Effect of Zeolite, Selenium and Silicon on Yield, Yield Components and Some Physiological Traits of Canola under Salt Stress Conditions

Canola can be cultivated in large areas of the country due to its specific characteristics such as suitable composition of the fatty acids, its germination ability under low temperature, as well as its good compatibility with different climates. Canola is a high demanding crop in terms of fertilizers so that it uptakes considerable amount of nutrients from the soil during the growing season. Canola cultivation in poor soils or application of imbalanced fertilizers, especially nitrogen, can reduce qualitaty and quantity of final yield.
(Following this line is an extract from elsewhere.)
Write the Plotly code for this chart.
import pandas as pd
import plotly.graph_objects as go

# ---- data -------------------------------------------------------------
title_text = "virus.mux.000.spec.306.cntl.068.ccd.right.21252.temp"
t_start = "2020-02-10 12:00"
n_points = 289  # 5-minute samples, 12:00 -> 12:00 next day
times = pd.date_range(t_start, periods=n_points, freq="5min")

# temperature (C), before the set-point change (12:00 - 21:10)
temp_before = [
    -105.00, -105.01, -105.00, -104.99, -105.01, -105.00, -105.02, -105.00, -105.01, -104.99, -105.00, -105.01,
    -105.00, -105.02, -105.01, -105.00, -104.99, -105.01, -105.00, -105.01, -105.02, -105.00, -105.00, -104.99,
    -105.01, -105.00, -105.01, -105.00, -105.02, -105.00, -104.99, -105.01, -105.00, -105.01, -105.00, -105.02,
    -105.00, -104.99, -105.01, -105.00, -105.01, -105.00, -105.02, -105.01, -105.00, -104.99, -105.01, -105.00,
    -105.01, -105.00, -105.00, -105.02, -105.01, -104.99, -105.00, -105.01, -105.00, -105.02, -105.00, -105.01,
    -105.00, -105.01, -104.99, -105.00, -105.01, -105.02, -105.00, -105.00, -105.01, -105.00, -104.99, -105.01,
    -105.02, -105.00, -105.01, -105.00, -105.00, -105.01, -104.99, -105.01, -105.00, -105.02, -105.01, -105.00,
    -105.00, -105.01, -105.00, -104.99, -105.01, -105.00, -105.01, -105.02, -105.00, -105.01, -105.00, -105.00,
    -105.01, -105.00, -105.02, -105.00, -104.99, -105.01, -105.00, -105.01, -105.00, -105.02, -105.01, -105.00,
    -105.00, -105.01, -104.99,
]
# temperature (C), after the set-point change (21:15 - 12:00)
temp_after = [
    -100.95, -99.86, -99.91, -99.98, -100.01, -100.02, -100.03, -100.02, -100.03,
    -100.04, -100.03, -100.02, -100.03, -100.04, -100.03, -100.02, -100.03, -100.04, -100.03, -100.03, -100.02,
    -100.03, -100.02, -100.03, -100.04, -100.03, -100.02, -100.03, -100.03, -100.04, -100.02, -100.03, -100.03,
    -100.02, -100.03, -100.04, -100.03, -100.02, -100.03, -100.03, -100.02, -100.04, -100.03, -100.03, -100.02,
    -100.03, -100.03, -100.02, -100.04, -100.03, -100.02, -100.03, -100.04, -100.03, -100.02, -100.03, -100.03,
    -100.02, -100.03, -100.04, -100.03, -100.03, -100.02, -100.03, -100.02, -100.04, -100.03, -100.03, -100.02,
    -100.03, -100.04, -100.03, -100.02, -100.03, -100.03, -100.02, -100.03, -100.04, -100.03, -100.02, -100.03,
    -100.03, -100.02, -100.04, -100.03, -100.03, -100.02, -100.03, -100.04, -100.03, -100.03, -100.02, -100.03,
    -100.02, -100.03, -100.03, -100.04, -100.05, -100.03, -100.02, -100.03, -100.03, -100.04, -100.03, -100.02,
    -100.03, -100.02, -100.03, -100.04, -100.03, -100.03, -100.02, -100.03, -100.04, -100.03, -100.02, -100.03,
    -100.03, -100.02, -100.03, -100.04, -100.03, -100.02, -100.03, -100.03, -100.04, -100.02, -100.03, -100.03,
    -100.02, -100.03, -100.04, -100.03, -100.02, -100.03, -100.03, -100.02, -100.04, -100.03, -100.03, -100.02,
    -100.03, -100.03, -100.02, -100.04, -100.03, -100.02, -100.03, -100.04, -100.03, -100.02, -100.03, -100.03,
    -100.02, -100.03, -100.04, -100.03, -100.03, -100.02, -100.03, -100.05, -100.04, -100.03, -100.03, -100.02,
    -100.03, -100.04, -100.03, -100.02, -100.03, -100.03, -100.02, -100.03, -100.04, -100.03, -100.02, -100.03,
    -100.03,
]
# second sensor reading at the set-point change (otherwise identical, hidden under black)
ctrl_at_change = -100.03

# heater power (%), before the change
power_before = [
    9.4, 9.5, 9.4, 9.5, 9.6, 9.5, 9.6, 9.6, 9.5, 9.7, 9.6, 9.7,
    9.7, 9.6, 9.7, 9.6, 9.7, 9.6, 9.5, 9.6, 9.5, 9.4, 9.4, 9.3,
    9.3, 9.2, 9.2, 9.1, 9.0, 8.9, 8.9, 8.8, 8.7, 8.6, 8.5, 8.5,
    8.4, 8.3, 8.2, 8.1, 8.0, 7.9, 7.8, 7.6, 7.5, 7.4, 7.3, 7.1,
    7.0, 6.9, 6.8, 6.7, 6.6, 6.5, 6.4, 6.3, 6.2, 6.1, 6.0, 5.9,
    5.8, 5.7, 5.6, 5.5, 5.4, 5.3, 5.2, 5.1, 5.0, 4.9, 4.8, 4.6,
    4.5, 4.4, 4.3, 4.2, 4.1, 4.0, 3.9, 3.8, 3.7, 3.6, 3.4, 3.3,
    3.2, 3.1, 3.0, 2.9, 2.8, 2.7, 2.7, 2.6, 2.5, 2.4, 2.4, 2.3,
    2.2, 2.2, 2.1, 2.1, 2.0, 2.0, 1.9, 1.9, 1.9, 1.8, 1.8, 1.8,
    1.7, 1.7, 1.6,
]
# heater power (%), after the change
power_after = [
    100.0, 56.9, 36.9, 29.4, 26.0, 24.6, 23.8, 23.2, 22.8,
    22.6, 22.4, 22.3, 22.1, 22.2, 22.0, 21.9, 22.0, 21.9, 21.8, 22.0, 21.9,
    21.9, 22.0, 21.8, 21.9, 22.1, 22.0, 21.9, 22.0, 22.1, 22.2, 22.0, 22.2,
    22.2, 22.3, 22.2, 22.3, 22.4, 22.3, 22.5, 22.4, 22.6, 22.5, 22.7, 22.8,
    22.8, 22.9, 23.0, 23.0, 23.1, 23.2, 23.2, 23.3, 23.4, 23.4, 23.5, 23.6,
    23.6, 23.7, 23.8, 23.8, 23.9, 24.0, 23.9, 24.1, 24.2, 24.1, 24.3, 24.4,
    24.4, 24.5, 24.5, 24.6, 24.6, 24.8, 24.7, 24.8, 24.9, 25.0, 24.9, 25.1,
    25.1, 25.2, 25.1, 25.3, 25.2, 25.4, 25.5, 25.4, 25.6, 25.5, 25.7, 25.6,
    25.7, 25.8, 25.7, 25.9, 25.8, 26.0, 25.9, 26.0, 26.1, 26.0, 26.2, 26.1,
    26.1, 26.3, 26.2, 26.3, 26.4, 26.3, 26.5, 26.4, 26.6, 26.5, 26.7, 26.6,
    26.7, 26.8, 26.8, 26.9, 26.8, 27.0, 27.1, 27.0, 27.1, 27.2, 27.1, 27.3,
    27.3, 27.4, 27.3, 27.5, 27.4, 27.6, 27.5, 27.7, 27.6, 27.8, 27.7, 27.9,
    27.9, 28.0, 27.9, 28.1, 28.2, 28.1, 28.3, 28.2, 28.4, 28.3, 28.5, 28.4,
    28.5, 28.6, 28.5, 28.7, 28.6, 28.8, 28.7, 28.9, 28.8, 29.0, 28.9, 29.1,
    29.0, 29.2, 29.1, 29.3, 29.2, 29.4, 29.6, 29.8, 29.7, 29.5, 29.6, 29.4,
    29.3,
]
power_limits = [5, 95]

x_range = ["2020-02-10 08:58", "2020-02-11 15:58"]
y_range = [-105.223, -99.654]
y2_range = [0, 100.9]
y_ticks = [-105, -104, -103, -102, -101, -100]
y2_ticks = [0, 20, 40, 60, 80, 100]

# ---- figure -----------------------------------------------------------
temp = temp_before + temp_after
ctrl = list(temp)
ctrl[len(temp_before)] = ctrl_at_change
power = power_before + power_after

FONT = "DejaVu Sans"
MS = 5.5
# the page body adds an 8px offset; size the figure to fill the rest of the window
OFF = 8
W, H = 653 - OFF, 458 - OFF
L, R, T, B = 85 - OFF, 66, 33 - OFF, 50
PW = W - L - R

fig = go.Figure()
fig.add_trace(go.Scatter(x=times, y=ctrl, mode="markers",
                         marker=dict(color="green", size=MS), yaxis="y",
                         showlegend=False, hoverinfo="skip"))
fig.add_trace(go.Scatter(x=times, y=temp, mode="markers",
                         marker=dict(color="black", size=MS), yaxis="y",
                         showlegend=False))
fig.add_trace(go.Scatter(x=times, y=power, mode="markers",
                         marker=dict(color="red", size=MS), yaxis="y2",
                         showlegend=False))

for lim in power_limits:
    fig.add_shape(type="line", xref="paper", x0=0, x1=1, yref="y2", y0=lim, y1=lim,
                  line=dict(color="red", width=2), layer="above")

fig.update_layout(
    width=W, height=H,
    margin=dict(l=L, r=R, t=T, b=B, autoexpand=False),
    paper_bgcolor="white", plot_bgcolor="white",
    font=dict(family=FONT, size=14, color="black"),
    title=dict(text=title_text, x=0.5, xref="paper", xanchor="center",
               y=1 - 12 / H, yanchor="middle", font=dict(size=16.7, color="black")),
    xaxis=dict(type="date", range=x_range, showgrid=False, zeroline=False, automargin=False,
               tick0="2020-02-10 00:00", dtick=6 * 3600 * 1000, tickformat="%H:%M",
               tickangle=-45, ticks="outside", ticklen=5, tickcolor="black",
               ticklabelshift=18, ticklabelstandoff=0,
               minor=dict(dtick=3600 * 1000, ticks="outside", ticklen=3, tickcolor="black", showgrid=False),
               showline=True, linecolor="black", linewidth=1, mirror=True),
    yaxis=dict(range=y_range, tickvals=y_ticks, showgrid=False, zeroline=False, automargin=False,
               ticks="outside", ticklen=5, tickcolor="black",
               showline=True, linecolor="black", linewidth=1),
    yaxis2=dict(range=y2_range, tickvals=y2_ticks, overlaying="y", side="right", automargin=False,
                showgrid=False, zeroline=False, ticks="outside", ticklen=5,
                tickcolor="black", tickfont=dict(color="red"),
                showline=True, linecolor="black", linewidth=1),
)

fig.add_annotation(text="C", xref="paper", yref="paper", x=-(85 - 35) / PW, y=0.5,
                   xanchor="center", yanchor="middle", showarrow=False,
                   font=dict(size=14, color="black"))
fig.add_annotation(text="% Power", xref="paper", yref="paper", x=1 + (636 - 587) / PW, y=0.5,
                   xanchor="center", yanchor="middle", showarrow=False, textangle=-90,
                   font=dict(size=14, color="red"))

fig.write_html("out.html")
On the other hand, salinity is known as one of the major limiting factors in canola production. Therefore, the aim of this study is the application of zeolite, selenium and silicon treatments to amend soil and increasing salinity tolerance in canola.
In order to study the effect of soil applied zeolite and foliar application of selenium and silicon on yield, yield components and some physiological traits of canola grown under salinity stress, a factorial experiment in randomized complete block design was conducted in Agriculture and Natural Resource Research Center in East Azerbaijan during 2011-2013 cropping seasons. Zeolite was applied at three levels (0, 5 and 10 ton ha-1) and foliar selenium and silicon were applied at three levels as well (each one zero, 2 and 4 g l-1). For this purpose, seedbed was prepared using plow and disk and then plot were designed. Canola seeds, cultivar Okapi, were sown in sandy loam soil with 4 dS.m-1 salinity at the depth of 2-3 cm. Irrigation was performed using local well based on 60% field capacity using the closed irrigation system. Potassium selentae and potassium silicate were used for selenium and silicon treatments. Treatments at rosette and stem elongation stages were sprayed on plants using a calibrated pressurized backpack sprayer. At flowering stage, photosynthesis rate was recorded. Then leaf samples were randomly collected to assay chlorophyll, relative water content, catalase, peroxidase and superoxide dismutase activity, as well as malondialdehyde, sodium and potassium content in the leaves. The samples were immediately frozen in liquid nitrogen and kept in -80° C freezer. At the end of the growing season, agronomic traits such as silique number, seed number on silique, 1000- grain weight, grain yield, biological yield and harvest index were recorded. Total oil percentage and fatty acids (oleic, linolenic and linoleic) percentage were measured.
The combined analysis of variance indicated that the effect of year was significant on all studied traits, except for silique number, grain number in silique, linoleic acid, chlorophyll content and peroxidase activity. In addition, the results showed that the main effect of zeolite, selenium and silicon were significant on all canola studied traits. However, relative water content and peroxidase activity were not affected by silicon application. Comparison of means indicated that triple interaction was significant at 1000- grain weight, grain yield, biological yield, chlorophyll content, photosynthesis rate, relative water content and antioxidant enzyme activity. Some traits such as 1000- grain weight, grain yield, biological yield, harvest index, oil percentage, linolenic percentage and superoxide dismutase activity as well as sodium content in leaves were found to be higher in the second year compared with the first year. Zeolite significantly increased silique number and grain number in silique. Furthermore, harvest index increased with the increase of zeolite level. According to the results, selenium increased silique number, grain number in silique and harvest index in canola plants. Silicon foliar application also significantly increased silique number, grain number in silique and harvest index. The highest chlorophyll contents, photosynthesis rate and relative water content were registered when zeolite was applied at 10% w: w and silicon and selenium were applied at 4 g per litter. Similarly, the highest peroxidase and superoxide dismutase activity was observed in this treatment. Finally, the highest grain yield (3009.92 kg ha-1) and biological yield (108778 kg ha-1) were obtained when 10% w: w zeolite was applied along with 4 g per liter selenium and 4 g per liter silicon In general, we concluded that application of zeolite, selenium and silicon could reduce adverse effects of salt stress and improve canola tolerance against salinity stress.
Among the applied treatments 10% w: w zeolite along with 4 g per liter selenium and 4 g per l liter silicon caused the best results in terms of canola grain yield.